An interesting theory can be developed from these observations. If the Communists were able to seize the initiative and conduct the war according to their own rules, Communist successes would have been more frequent, friendly losses higher and the general damage to and disruption of the civilian community more widespread. On the other hand, if the Allies had grasped the initiative and imposed their own rules, the reverse would be true.
This theory was difficult for the Government side to apply. In the Vietnamese context, at least, there seemed to be some basic superiority of force ratio that had to be reached. While it was not the classical 10 to 1 ratio, it did seem to be somewhere in the 4 to 6 to 1 area. Then, of course, the friendly government had to get itself organized well enough to function while being subjected to Communist attacks and interference. There were also innumerable localized problems-geography, terrain, the nature of the people, and so forth. The proper tactics were not easy to define- heavy firepower, light firepower, large or small unit operations-there were many possible approaches.

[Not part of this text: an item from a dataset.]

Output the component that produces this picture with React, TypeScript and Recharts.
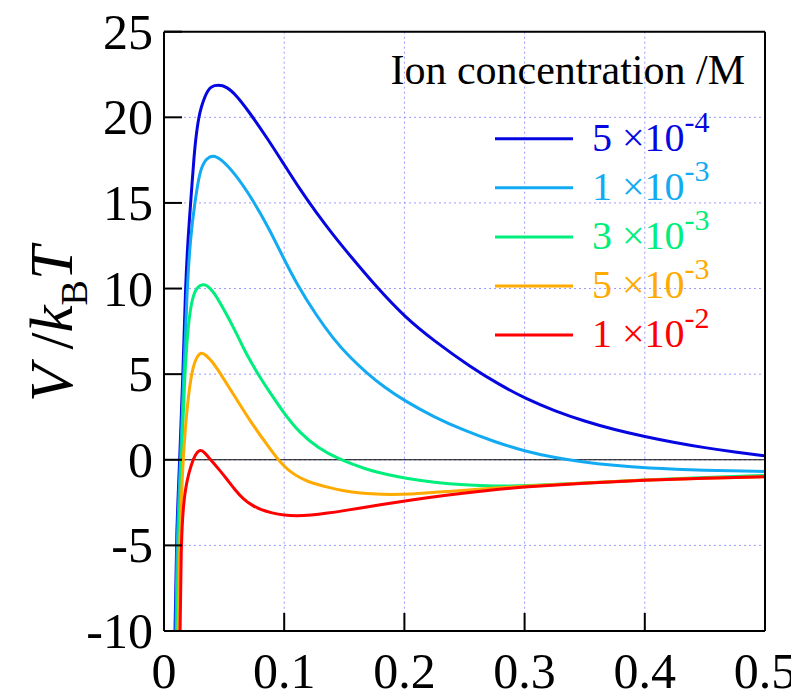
import {
  CartesianGrid,
  Legend,
  Line,
  LineChart,
  ReferenceLine,
  XAxis,
  YAxis,
} from "recharts";

const FONT = '"Liberation Serif", "Times New Roman", serif';

const xTicks = [0, 0.1, 0.2, 0.3, 0.4, 0.5];
const yTicks = [-10, -5, 0, 5, 10, 15, 20, 25];

// ion concentrations, legend label parts and colours
const seriesNames = ["5e-4", "1e-3", "3e-3", "5e-3", "1e-2"];
const mantissas = ["5", "1", "3", "5", "1"];
const exponents = ["-4", "-3", "-3", "-3", "-2"];
const colors = ["#0606e0", "#12aaf2", "#00ee7c", "#ffaa00", "#ff0000"];

// 5e-4 M
const x5e4 = [0.0085, 0.009, 0.0105, 0.0131, 0.0158, 0.0178, 0.02, 0.0222, 0.025, 0.027, 0.0289, 0.031, 0.0339, 0.0365, 0.039, 0.045, 0.052, 0.06, 0.07, 0.0867, 0.0994, 0.113, 0.127, 0.141, 0.155, 0.176, 0.2, 0.2245, 0.255, 0.28, 0.3, 0.325, 0.35, 0.375, 0.4, 0.425, 0.45, 0.475, 0.5];
const y5e4 = [-16, -10, -4, 0, 5, 10, 13, 15, 17.8, 19.1, 20, 20.6, 21.2, 21.55, 21.8, 21.9, 21.8, 21.3, 20.4, 18.7, 17.3, 15.8, 14.4, 13.1, 11.9, 10.15, 8.35, 6.95, 5.42, 4.35, 3.6, 2.85, 2.25, 1.75, 1.35, 1.0, 0.7, 0.45, 0.23];

// 1e-3 M
const x1e3 = [0.0093, 0.0098, 0.011, 0.0139, 0.0164, 0.0192, 0.022, 0.0256, 0.0297, 0.035, 0.0408, 0.047, 0.0589, 0.0728, 0.0867, 0.0994, 0.1106, 0.127, 0.141, 0.155, 0.169, 0.183, 0.2, 0.2245, 0.25, 0.275, 0.3, 0.325, 0.347, 0.375, 0.4, 0.45, 0.5];
const y1e3 = [-16, -10, -4, 0, 5, 10, 13, 15, 16.9, 17.6, 17.8, 17.6, 16.73, 15.3, 13.6, 11.78, 10.25, 8.4, 7.05, 5.95, 5.05, 4.25, 3.45, 2.5, 1.7, 1.05, 0.5, 0.12, -0.12, -0.34, -0.48, -0.62, -0.68];

// 3e-3 M
const x3e3 = [0.0098, 0.0106, 0.0118, 0.0144, 0.0172, 0.02, 0.023, 0.0265, 0.0305, 0.034, 0.038, 0.042, 0.046, 0.052, 0.0589, 0.0655, 0.0728, 0.08, 0.0867, 0.0994, 0.113, 0.128, 0.145, 0.169, 0.185, 0.2, 0.225, 0.25, 0.275, 0.3, 0.35, 0.4, 0.45, 0.5];
const y3e3 = [-16, -10, -5, 0, 5, 7.8, 9.3, 10.0, 10.22, 10.25, 10.05, 9.7, 9.25, 8.5, 7.58, 6.6, 5.64, 4.8, 4.08, 2.75, 1.56, 0.7, 0.04, -0.58, -0.86, -1.07, -1.33, -1.48, -1.54, -1.52, -1.36, -1.17, -1.04, -0.92];

// 5e-3 M
const x5e3 = [0.0107, 0.0117, 0.013, 0.0156, 0.0194, 0.0233, 0.027, 0.0311, 0.035, 0.04, 0.045, 0.0589, 0.0728, 0.0867, 0.0939, 0.1, 0.106, 0.113, 0.12, 0.128, 0.136, 0.15, 0.163, 0.18, 0.205, 0.236, 0.27, 0.3, 0.35, 0.4, 0.45, 0.5];
const y5e3 = [-16, -10, -5, 0, 3.3, 5.25, 6.0, 6.3, 6.1, 5.75, 5.25, 3.7, 2.14, 0.78, 0.1, -0.38, -0.75, -1.05, -1.28, -1.45, -1.6, -1.83, -1.95, -2.03, -2.02, -1.85, -1.67, -1.55, -1.36, -1.17, -1.07, -0.99];

// 1e-2 M
const x1e2 = [0.0127, 0.0133, 0.0142, 0.016, 0.019, 0.0228, 0.026, 0.0297, 0.033, 0.037, 0.041, 0.045, 0.052, 0.059, 0.066, 0.073, 0.08, 0.09, 0.1, 0.11, 0.122, 0.136, 0.15, 0.163, 0.18, 0.205, 0.236, 0.27, 0.3, 0.35, 0.4, 0.45, 0.5];
const y1e2 = [-16, -10, -5, -2.6, -1.2, -0.25, 0.3, 0.6, 0.48, 0.15, -0.17, -0.5, -1.1, -1.75, -2.3, -2.65, -2.9, -3.12, -3.24, -3.28, -3.24, -3.12, -2.97, -2.82, -2.62, -2.35, -2.05, -1.78, -1.58, -1.37, -1.18, -1.07, -0.99];

const seriesX = [x5e4, x1e3, x3e3, x5e3, x1e2];
const seriesY = [y5e4, y1e3, y3e3, y5e3, y1e2];

const toPoints = (xs: number[], ys: number[]) => xs.map((x, i) => ({ x, y: ys[i] }));

function YTick({ x, y, payload }: any) {
  return (
    <text x={x} y={y} dy={17} textAnchor="end" fontFamily={FONT} fontSize={50} fill="#000">
      {payload.value}
    </text>
  );
}

function XTick({ x, y, payload }: any) {
  return (
    <text x={x} y={y} dy={35.5} textAnchor="middle" fontFamily={FONT} fontSize={50} fill="#000">
      {payload.value}
    </text>
  );
}

function YLabel() {
  return (
    <text
      x={64}
      y={316}
      transform="rotate(-90 64 316)"
      textAnchor="middle"
      fontFamily={FONT}
      fontSize={61}
      fill="#000"
    >
      <tspan fontStyle="italic">V</tspan>{" /"}<tspan fontStyle="italic">k</tspan>
      <tspan fontSize={38} dy={15}>B</tspan>
      <tspan fontStyle="italic" dy={-15}>T</tspan>
    </text>
  );
}

// legend box sits at page (380, 40); everything inside is offset from there
function LegendBox() {
  return (
    <svg width={400} height={330} style={{ display: "block", overflow: "visible" }}>
      <text x={365} y={44} textAnchor="end" fontFamily={FONT} fontSize={42} fill="#000">
        Ion concentration /M
      </text>
      {seriesNames.map((name, i) => {
        const y = 98.7 + i * 49.1;
        return (
          <g key={name}>
            <line x1={115} x2={193} y1={y} y2={y} stroke={colors[i]} strokeWidth={3} />
            <text x={212} y={y + 12} fill={colors[i]} fontFamily={FONT} fontSize={40}>
              {mantissas[i]} ×10<tspan dy={-19} fontSize={30}>{exponents[i]}</tspan>
            </text>
          </g>
        );
      })}
    </svg>
  );
}

export default function App() {
  const frame = { stroke: "#000", strokeWidth: 2 };
  return (
    <div style={{ width: 791, height: 684, fontFamily: FONT }}>
      <LineChart width={791} height={684} margin={{ top: 22.7, right: 33, bottom: 1, left: 56 }}>
        <CartesianGrid
          xAxisId="bottom"
          yAxisId="left"
          stroke="#9a9aff"
          strokeDasharray="2 3"
        />
        <XAxis
          xAxisId="bottom"
          dataKey="x"
          type="number"
          domain={[0, 0.5]}
          ticks={xTicks}
          allowDataOverflow
          height={60}
          tickSize={-18}
          tickMargin={39.5}
          tick={<XTick />}
          axisLine={frame}
          tickLine={frame}
        />
        <XAxis
          xAxisId="top"
          orientation="top"
          dataKey="x"
          type="number"
          domain={[0, 0.5]}
          ticks={xTicks}
          allowDataOverflow
          height={1}
          tickSize={-18}
          tick={false}
          axisLine={frame}
          tickLine={frame}
        />
        <YAxis
          yAxisId="left"
          type="number"
          domain={[-10, 25]}
          ticks={yTicks}
          allowDataOverflow
          width={100}
          tickSize={-18}
          tickMargin={29}
          tick={<YTick />}
          axisLine={frame}
          tickLine={frame}
          label={{ content: () => <YLabel /> }}
        />
        <YAxis
          yAxisId="right"
          orientation="right"
          type="number"
          domain={[-10, 25]}
          ticks={yTicks}
          allowDataOverflow
          width={1}
          tickSize={-18}
          tick={false}
          axisLine={frame}
          tickLine={frame}
        />
        <ReferenceLine xAxisId="bottom" yAxisId="left" y={0} stroke="#000" strokeWidth={1} />
        {seriesNames.map((name, i) => (
          <Line
            key={name}
            xAxisId="bottom"
            yAxisId="left"
            data={toPoints(seriesX[i], seriesY[i])}
            dataKey="y"
            name={name}
            type="basis"
            stroke={colors[i]}
            strokeWidth={3}
            dot={false}
            activeDot={false}
            isAnimationActive={false}
          />
        ))}
        <Legend
          layout="vertical"
          align="center"
          verticalAlign="middle"
          content={<LegendBox />}
          wrapperStyle={{ position: "absolute", left: 372, top: 32, width: 400, height: 330 }}
        />
      </LineChart>
    </div>
  );
}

However, with all these explanations if one observed the Malaysian experience and the Vietnamese experience, it appears possible over a long period of time to defeat a Communist insurgency if the resources and will can be assembled. However, and of equal importance, if the government side and its allies can seize the initiative and control the war, it can "win" with fewer losses and less damage to its civilian structure than otherwise.